── Source material
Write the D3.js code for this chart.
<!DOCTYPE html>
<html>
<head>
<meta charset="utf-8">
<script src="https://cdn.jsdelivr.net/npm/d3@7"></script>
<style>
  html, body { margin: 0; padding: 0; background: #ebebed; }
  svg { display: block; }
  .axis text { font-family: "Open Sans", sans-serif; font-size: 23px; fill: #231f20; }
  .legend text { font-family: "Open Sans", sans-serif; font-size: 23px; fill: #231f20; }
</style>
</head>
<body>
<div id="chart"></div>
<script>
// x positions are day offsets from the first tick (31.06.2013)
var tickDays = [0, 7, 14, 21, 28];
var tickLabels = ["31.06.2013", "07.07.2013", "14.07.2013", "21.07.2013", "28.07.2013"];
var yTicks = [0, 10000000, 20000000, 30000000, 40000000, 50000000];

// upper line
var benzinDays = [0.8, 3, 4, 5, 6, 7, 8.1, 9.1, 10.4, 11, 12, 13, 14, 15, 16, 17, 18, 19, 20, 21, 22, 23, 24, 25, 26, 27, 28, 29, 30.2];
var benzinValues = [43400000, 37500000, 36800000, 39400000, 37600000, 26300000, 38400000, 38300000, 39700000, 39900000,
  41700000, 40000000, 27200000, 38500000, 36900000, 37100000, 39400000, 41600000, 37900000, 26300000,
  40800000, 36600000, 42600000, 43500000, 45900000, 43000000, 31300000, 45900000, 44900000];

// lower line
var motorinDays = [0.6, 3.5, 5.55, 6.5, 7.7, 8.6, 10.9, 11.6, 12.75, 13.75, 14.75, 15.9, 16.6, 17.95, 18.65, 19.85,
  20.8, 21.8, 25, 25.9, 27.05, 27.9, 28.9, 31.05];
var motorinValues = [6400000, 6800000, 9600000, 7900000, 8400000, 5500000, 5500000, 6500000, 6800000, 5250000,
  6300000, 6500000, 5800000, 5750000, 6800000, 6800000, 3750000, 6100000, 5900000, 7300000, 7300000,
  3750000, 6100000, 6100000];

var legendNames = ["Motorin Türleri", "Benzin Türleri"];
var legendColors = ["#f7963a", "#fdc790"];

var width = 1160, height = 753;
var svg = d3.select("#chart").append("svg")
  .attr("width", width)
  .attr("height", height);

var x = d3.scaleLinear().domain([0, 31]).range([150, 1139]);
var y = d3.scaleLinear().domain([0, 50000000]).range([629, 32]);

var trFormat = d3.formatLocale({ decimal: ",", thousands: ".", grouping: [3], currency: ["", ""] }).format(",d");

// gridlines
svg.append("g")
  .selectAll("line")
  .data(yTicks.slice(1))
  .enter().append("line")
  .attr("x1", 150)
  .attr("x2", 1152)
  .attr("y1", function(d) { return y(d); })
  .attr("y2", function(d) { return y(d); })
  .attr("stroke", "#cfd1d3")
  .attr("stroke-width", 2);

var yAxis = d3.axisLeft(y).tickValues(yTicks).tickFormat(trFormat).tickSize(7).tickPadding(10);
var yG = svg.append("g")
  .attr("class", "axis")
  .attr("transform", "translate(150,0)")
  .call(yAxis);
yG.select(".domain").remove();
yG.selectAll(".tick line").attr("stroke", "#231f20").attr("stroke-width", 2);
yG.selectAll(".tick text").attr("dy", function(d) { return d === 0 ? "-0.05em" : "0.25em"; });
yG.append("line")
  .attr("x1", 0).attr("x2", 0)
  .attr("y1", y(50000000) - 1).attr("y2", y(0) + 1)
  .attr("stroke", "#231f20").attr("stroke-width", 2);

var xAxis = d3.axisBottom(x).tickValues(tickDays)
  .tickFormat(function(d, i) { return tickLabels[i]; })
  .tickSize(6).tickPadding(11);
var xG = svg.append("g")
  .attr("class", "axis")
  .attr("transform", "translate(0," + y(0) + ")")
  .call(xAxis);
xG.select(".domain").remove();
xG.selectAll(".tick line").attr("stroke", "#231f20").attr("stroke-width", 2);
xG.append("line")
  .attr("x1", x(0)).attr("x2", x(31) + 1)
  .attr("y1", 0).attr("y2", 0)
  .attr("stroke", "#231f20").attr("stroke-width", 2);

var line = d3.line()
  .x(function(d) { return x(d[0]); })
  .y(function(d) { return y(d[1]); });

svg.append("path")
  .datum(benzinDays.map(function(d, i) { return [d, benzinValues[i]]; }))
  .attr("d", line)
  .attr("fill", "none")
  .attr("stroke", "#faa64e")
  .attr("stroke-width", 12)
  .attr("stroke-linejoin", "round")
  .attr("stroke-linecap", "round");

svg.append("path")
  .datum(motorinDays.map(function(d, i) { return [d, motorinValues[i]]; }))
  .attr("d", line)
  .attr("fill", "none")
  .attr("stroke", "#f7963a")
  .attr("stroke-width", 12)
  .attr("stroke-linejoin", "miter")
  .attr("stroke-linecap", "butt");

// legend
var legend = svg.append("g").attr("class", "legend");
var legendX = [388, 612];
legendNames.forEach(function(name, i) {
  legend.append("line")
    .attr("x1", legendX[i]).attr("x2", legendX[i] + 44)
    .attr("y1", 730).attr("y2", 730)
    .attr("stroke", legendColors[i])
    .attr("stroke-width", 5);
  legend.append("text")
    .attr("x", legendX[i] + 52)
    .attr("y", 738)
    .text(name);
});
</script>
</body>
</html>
────
Set exercise: Read through the data and copy every line where "chart" shows up.

Solution for this problem:
Write the D3.js code for this chart.
<div id="chart"></div>
var svg = d3.select("#chart").append("svg")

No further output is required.